А ведь это психология народа, душа его - тоска по былой общинной жизни, пусть бедной (да и бедность-то надо относить к коллективизации, когда весь уклад хозяйственный был перевернут с ног на голову, и к военнопослевоенной тяжкой поре, а до того и после того жили справно) - пусть все-таки временами бедной, но справедливой, дружной, в обрядах и обычаях красивой, «бравой» среди полноносного природного окружения. Это государственный ум: «Как жить-то будете? А?»

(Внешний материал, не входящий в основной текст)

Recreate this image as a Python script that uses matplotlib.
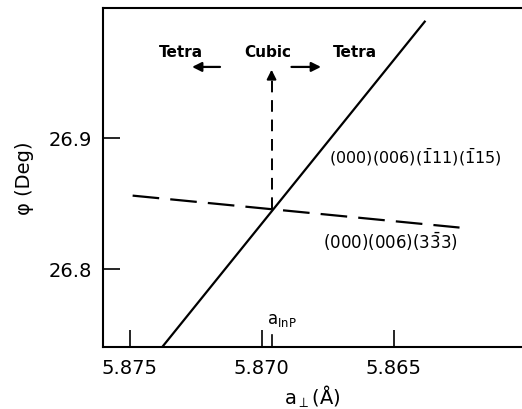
import matplotlib
matplotlib.use('Agg')
import matplotlib.pyplot as plt

# solid line: (000)(006)(-111)(-115)
solid_x = [5.87378, 5.86382]
solid_y = [26.740, 26.9886]

# dashed line: (000)(006)(3-33)
dash_x = [5.8749, 5.8625]
dash_y = [26.8557, 26.8313]

# crossing point / lattice constant of InP
a_inp = 5.86963
phi_cross = 26.8458
arrow_top = 26.954

xticks = [5.875, 5.870, 5.865]
yticks = [26.8, 26.9]

plt.rcParams['font.family'] = 'DejaVu Sans'

fig = plt.figure(figsize=(5.22, 4.10), dpi=100)
ax = fig.add_axes([0.197, 0.151, 0.803, 0.827])

ax.plot(solid_x, solid_y, color='black', lw=1.6)
ax.plot(dash_x, dash_y, color='black', lw=1.6, dashes=(12, 5))

# vertical dashed arrow up to "Cubic"
ax.plot([a_inp, a_inp], [phi_cross, arrow_top - 0.008], color='black', lw=1.4, dashes=(6, 4))
ax.annotate('', xy=(a_inp, arrow_top), xytext=(a_inp, arrow_top - 0.010),
            arrowprops=dict(arrowstyle='-|>', color='black', lw=1.4, mutation_scale=14))

# Tetra arrows
ax.annotate('', xy=(5.87275, 26.954), xytext=(5.87148, 26.954),
            arrowprops=dict(arrowstyle='-|>', color='black', lw=1.6, mutation_scale=14))
ax.annotate('', xy=(5.86765, 26.954), xytext=(5.86898, 26.954),
            arrowprops=dict(arrowstyle='-|>', color='black', lw=1.6, mutation_scale=14))

ax.text(5.87305, 26.966, 'Tetra', fontsize=11, fontweight='bold', ha='center', va='center')
ax.text(5.86977, 26.966, 'Cubic', fontsize=11, fontweight='bold', ha='center', va='center')
ax.text(5.86646, 26.966, 'Tetra', fontsize=11, fontweight='bold', ha='center', va='center')

ax.text(5.86745, 26.886, r'$\mathregular{(000)(006)(\bar{1}11)(\bar{1}15)}$',
        fontsize=11.5, ha='left', va='center')
ax.text(5.86768, 26.821, r'$\mathregular{(000)(006)(3\bar{3}3)}$',
        fontsize=12, ha='left', va='center')
ax.text(5.86982, 26.7545, r'$\mathregular{a_{InP}}$', fontsize=12, ha='left', va='bottom')

# short minor tick marking a_InP
ax.plot([a_inp, a_inp], [26.740, 26.749], color='black', lw=1.2)

ax.set_xlim(5.87603, 5.86013)
ax.set_ylim(26.740, 26.999)
ax.set_xticks(xticks)
ax.set_xticklabels(['5.875', '5.870', '5.865'])
ax.set_yticks(yticks)
ax.set_yticklabels(['26.8', '26.9'])
ax.tick_params(direction='in', length=12, width=1.2, labelsize=14, pad=8)
ax.spines['right'].set_visible(False)
for s in ['left', 'bottom', 'top']:
    ax.spines[s].set_linewidth(1.5)

ax.set_xlabel(r'$\mathregular{a_{\perp}}$(Å)', fontsize=14, labelpad=4)
ax.set_ylabel('φ (Deg)', fontsize=14, labelpad=10)

fig.savefig('out.png', dpi=100)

Записи еще теплые, сказители еще не все сошли в могилы, а чудится - огромные сроки миновали, и перед нами новая редакция «Повести временных лет», чуть прояснившей доисторические события. Всего-то двадцать-тридцать годочков тонким слоем припорошили сибирские просторы, а, окунувшись в это недавнее былое, о котором повествует словарь, трудно отделаться от впечатления, будто вековые заносы погребли то время и то бытие, и нет между ними и сегодняшней действительностью никакой родственности. Кто теперь поймет: «Счас-то рыбу нету, ее потопили...» - да ведь это нонсенс, как непременно определит образованный новожитель, а между тем точнее о гибели рыбы в запруженных плотинами сибирских реках не скажешь. Или того чудней старина: «...К чичасной жизни рази приверстать? Наработасся, устанешь в плаху, язык выслупишь. Но к вечеру ниче, одыбашь. На вечерку бежишь (раньше-то народ в мирьбе жил). Или старикам займовасся, за заплот зацепишься, на лавочку ли присядешь, потокуешь с имям заодня. Я с детства старикох любила. Язык у их чудненькай... Любила за имям ухаживать, услужить кода. Они люди-то сызвешные, изжиты, жалостливы... пожалеют: - Че же? Ты без матери. Щас-то без их неродно. И жись кака-то скучна пошла. - Народ какой-то все ненастной... Друг ко дружке редко кто ходит щас. Ко мне кода Любава зайдет, а то все курюся. И смерть-то меня не берет. Никто-то меня не украдет. Кто ба хоть на игрушки украй».